====== Raw data
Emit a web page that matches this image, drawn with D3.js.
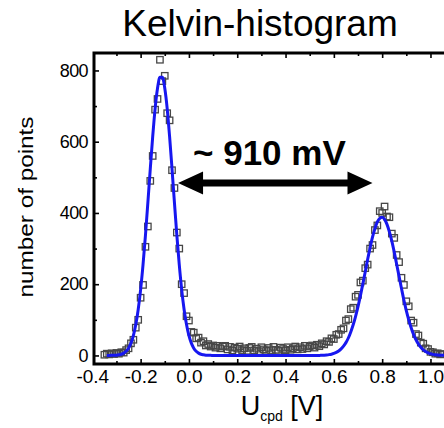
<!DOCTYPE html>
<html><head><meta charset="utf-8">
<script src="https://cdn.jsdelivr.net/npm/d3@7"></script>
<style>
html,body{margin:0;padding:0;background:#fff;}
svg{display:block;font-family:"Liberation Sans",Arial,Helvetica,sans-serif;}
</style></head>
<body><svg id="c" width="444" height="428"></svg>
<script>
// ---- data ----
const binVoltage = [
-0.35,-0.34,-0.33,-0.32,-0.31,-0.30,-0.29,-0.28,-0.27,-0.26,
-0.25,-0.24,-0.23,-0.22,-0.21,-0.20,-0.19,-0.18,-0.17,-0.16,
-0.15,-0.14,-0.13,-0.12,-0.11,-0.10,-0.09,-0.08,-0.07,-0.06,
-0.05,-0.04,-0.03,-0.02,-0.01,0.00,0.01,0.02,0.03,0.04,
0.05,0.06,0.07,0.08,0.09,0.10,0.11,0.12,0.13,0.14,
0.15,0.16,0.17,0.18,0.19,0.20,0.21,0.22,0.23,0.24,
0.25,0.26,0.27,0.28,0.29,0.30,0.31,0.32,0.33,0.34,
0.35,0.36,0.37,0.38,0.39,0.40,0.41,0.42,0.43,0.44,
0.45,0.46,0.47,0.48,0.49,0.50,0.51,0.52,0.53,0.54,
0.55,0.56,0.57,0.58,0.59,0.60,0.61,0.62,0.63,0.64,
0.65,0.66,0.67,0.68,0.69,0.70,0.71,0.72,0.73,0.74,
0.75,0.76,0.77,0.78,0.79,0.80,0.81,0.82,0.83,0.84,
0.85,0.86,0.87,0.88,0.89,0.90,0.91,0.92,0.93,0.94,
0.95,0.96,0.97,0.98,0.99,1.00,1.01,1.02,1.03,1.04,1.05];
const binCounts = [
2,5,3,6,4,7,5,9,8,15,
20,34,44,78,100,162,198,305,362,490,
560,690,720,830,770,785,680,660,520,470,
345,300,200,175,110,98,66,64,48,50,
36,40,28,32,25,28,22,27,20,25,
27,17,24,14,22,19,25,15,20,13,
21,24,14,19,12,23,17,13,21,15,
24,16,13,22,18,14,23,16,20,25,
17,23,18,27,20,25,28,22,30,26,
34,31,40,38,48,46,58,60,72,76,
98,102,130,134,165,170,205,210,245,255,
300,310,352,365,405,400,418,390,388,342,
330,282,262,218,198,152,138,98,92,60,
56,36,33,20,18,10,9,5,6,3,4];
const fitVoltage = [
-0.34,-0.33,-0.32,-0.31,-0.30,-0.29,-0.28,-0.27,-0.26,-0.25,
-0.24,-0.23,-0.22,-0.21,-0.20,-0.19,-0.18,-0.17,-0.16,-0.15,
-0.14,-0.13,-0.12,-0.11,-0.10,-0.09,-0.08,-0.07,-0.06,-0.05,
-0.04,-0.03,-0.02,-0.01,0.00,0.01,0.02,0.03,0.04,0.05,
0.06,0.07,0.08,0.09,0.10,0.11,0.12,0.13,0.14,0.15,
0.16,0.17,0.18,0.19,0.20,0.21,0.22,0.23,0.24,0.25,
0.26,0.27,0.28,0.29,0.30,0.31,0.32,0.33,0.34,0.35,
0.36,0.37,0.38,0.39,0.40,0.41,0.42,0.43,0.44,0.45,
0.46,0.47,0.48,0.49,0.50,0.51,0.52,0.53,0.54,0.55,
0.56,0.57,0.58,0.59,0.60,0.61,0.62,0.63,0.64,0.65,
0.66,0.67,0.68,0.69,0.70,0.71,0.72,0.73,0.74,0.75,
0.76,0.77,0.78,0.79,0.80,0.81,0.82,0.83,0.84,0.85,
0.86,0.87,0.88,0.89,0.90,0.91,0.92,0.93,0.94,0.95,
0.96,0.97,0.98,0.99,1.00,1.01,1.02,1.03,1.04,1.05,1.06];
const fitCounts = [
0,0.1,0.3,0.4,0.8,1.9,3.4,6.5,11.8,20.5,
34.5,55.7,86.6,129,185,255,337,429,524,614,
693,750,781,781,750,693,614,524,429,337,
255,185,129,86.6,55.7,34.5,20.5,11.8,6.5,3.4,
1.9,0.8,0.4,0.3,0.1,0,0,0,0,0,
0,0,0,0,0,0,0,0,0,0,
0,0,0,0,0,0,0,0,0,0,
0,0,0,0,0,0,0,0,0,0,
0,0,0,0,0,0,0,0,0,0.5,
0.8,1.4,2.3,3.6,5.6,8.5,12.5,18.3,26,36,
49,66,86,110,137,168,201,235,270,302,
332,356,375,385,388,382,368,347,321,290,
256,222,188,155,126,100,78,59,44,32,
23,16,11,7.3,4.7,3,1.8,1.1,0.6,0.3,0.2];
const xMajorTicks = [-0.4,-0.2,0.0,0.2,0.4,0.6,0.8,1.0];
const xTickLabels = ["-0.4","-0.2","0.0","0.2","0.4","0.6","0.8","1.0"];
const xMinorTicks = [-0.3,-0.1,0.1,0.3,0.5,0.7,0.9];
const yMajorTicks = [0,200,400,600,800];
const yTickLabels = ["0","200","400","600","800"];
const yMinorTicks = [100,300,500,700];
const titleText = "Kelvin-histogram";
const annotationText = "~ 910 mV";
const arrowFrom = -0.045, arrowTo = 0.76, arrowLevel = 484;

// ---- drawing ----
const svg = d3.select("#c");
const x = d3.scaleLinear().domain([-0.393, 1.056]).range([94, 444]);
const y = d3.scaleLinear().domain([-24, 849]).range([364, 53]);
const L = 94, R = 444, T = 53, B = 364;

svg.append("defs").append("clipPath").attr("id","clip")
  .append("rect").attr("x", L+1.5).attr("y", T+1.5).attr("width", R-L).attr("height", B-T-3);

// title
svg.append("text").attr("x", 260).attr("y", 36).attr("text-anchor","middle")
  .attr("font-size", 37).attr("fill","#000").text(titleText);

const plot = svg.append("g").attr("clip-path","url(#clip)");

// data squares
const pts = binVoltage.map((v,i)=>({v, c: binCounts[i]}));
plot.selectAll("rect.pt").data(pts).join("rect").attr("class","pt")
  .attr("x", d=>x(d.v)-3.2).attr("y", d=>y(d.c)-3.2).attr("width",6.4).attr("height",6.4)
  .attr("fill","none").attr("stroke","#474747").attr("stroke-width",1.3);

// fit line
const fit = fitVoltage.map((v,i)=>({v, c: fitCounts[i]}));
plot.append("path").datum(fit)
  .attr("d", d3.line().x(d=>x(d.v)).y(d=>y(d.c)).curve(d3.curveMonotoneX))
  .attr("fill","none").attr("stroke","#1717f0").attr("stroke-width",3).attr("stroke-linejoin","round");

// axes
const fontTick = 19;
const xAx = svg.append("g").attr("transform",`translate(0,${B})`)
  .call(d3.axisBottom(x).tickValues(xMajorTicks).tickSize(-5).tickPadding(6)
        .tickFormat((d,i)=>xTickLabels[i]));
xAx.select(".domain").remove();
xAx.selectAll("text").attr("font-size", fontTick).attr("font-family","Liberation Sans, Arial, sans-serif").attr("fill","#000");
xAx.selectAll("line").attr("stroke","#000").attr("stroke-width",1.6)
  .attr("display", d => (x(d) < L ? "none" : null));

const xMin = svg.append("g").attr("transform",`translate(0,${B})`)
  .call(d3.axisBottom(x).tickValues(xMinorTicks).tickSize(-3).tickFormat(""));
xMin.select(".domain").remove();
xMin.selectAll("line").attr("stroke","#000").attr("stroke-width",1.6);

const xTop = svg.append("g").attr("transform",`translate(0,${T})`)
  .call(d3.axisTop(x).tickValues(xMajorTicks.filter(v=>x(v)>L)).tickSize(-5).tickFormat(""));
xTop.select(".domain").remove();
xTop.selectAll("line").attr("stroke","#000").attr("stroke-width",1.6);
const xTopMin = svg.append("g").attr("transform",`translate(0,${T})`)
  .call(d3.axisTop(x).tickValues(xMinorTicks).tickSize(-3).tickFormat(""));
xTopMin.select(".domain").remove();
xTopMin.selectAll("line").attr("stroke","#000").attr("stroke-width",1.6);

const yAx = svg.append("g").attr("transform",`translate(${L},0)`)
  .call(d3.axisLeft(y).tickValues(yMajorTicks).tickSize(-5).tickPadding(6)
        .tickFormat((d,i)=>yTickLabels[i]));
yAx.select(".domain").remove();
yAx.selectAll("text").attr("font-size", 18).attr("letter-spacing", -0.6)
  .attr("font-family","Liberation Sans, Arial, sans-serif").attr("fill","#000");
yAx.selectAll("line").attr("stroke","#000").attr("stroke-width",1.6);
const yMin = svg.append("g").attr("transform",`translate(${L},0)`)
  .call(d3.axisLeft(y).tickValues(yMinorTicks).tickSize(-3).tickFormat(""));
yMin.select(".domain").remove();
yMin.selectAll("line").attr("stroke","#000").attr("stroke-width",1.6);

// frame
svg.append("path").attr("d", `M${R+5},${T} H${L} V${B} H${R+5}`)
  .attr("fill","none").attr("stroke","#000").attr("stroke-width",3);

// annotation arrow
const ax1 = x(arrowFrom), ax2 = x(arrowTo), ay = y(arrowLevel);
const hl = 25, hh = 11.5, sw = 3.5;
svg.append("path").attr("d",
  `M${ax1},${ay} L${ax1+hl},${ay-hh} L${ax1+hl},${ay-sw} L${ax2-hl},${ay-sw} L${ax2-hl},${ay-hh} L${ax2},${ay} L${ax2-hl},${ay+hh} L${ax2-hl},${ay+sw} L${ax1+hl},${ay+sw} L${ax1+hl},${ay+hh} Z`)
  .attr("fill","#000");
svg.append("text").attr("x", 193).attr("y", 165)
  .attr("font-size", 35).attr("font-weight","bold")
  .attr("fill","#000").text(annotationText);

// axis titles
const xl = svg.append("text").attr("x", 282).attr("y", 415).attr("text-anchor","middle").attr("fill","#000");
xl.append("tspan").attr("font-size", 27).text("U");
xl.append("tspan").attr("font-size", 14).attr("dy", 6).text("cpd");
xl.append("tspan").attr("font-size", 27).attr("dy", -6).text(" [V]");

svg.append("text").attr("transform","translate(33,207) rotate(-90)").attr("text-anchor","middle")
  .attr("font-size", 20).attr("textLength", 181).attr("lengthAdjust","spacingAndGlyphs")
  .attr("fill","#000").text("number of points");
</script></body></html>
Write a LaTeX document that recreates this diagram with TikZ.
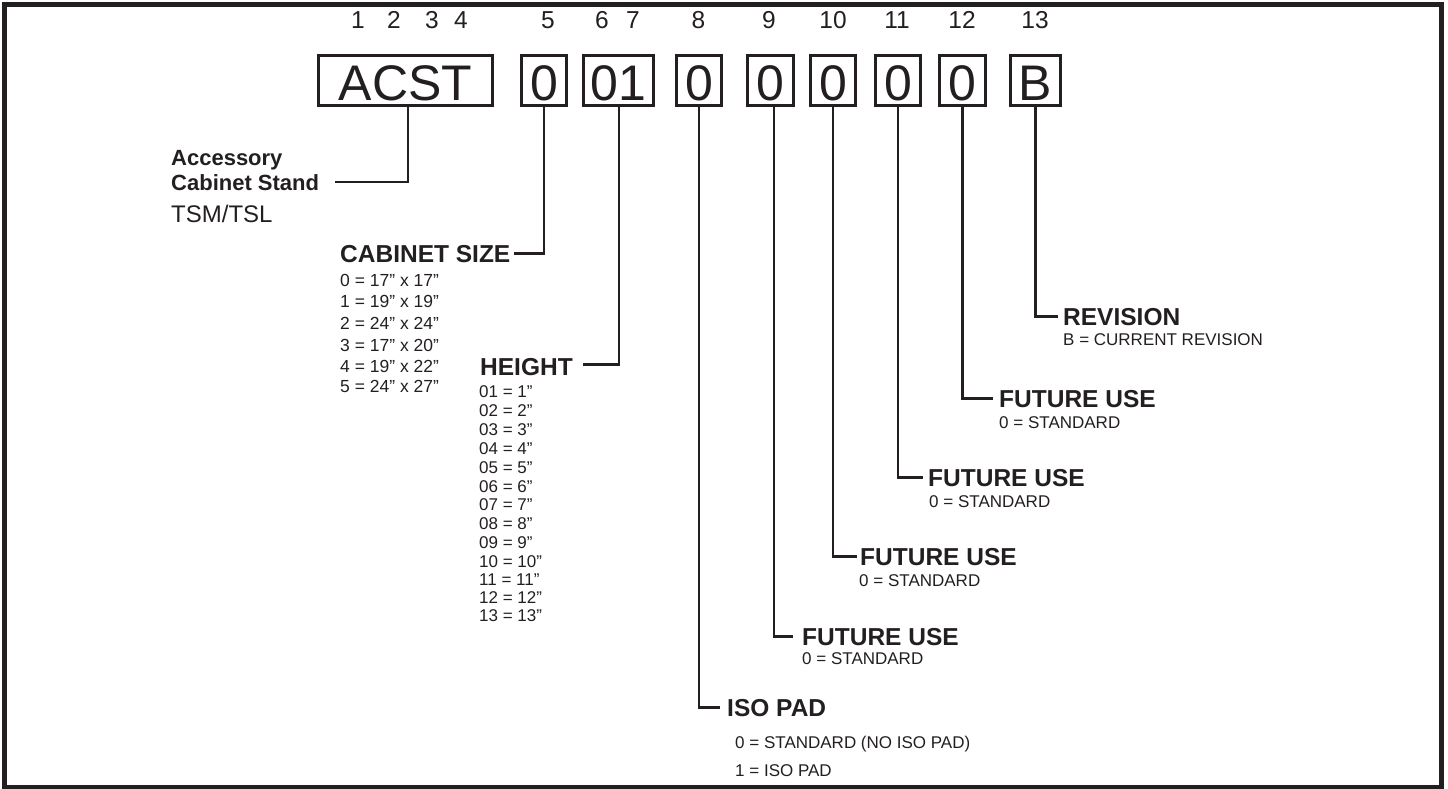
============
### Aim
Scan the entries above. Copy each line that has the string "with".

### Final result
Emit a web page that matches this image, drawn with D3.js.
Write a LaTeX document that recreates this diagram with TikZ.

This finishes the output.